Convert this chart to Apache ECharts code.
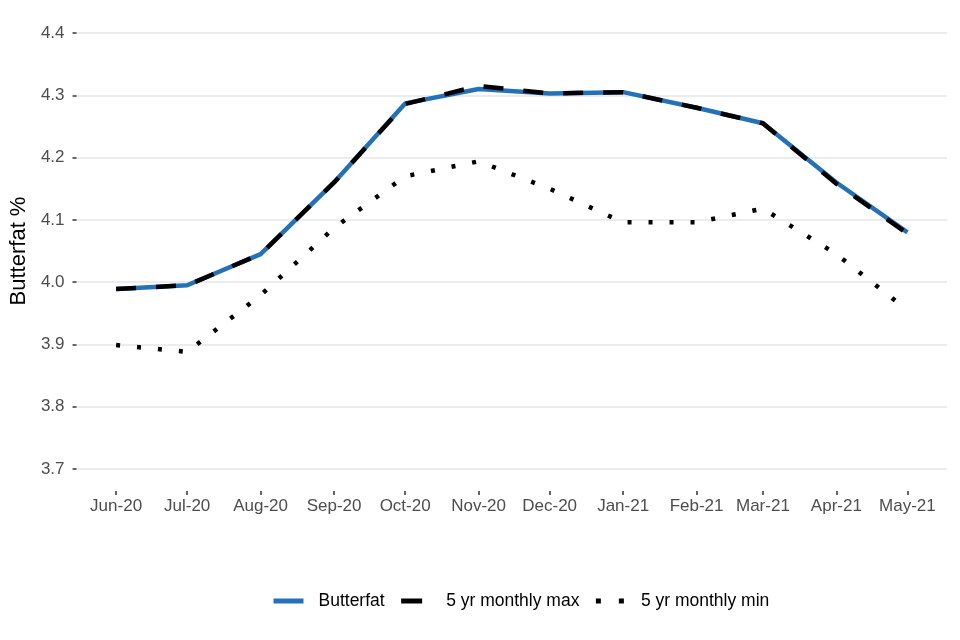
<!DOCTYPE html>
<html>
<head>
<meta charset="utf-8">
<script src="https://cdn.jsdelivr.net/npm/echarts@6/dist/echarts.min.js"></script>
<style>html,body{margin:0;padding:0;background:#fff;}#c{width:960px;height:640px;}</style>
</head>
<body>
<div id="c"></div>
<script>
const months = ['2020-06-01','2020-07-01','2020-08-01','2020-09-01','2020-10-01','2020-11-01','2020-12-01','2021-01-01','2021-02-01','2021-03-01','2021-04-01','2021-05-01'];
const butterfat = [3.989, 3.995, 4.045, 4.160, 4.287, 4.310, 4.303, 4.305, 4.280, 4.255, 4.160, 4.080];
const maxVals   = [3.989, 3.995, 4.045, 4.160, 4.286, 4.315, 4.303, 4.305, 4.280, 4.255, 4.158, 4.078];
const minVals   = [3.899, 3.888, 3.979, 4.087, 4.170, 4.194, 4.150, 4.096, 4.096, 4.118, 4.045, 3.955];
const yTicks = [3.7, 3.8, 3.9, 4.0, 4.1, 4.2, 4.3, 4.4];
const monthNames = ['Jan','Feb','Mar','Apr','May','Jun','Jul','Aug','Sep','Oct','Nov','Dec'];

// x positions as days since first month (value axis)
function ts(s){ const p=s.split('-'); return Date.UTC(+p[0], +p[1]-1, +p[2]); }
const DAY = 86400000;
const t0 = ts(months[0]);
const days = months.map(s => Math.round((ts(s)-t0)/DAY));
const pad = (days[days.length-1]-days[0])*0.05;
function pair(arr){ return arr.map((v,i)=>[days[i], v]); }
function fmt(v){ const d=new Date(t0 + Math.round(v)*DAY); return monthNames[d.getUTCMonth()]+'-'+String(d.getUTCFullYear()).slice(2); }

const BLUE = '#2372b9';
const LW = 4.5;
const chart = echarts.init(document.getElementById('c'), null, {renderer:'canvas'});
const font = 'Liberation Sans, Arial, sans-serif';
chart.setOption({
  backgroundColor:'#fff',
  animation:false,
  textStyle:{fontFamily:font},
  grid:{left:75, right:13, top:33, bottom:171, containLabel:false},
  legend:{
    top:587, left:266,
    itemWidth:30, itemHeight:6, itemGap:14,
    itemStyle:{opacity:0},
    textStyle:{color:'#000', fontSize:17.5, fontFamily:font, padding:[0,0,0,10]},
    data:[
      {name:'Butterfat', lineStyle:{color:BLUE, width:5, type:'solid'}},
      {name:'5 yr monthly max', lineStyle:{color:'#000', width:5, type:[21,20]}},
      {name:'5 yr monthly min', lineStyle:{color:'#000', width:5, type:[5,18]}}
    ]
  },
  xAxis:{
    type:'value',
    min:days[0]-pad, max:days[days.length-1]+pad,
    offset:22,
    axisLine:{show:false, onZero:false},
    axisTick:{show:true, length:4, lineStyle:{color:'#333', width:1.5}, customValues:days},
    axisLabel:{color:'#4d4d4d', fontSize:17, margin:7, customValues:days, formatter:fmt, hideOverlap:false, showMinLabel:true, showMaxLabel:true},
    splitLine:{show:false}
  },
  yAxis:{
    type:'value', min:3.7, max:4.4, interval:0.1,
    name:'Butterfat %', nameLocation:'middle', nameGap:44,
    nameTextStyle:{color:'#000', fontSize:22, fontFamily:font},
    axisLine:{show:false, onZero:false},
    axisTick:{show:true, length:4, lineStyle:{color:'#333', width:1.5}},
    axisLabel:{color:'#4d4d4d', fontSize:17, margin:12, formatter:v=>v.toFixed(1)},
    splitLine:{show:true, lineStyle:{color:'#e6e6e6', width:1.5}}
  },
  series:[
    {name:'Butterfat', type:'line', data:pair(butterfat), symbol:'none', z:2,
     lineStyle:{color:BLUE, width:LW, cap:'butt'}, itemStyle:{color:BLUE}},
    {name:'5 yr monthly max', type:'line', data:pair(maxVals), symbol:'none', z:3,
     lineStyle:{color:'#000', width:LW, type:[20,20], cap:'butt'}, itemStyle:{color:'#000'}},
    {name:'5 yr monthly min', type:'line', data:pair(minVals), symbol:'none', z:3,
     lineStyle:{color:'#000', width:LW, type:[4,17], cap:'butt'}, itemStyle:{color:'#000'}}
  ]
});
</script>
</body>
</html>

PROBLEM:
Your task is to return the lines above, from the first one up to and including the line containing "const d=new Date(t0", minus any pictures.

TASK ANSWER:
Convert this chart to Apache ECharts code.
<!DOCTYPE html>
<html>
<head>
<meta charset="utf-8">
<script src="https://cdn.jsdelivr.net/npm/echarts@6/dist/echarts.min.js"></script>
<style>html,body{margin:0;padding:0;background:#fff;}#c{width:960px;height:640px;}</style>
</head>
<body>
<div id="c"></div>
<script>
const months = ['2020-06-01','2020-07-01','2020-08-01','2020-09-01','2020-10-01','2020-11-01','2020-12-01','2021-01-01','2021-02-01','2021-03-01','2021-04-01','2021-05-01'];
const butterfat = [3.989, 3.995, 4.045, 4.160, 4.287, 4.310, 4.303, 4.305, 4.280, 4.255, 4.160, 4.080];
const maxVals   = [3.989, 3.995, 4.045, 4.160, 4.286, 4.315, 4.303, 4.305, 4.280, 4.255, 4.158, 4.078];
const minVals   = [3.899, 3.888, 3.979, 4.087, 4.170, 4.194, 4.150, 4.096, 4.096, 4.118, 4.045, 3.955];
const yTicks = [3.7, 3.8, 3.9, 4.0, 4.1, 4.2, 4.3, 4.4];
const monthNames = ['Jan','Feb','Mar','Apr','May','Jun','Jul','Aug','Sep','Oct','Nov','Dec'];

// x positions as days since first month (value axis)
function ts(s){ const p=s.split('-'); return Date.UTC(+p[0], +p[1]-1, +p[2]); }
const DAY = 86400000;
const t0 = ts(months[0]);
const days = months.map(s => Math.round((ts(s)-t0)/DAY));
const pad = (days[days.length-1]-days[0])*0.05;
function pair(arr){ return arr.map((v,i)=>[days[i], v]); }
function fmt(v){ const d=new Date(t0 + Math.round(v)*DAY); return monthNames[d.getUTCMonth()]+'-'+String(d.getUTCFullYear()).slice(2); }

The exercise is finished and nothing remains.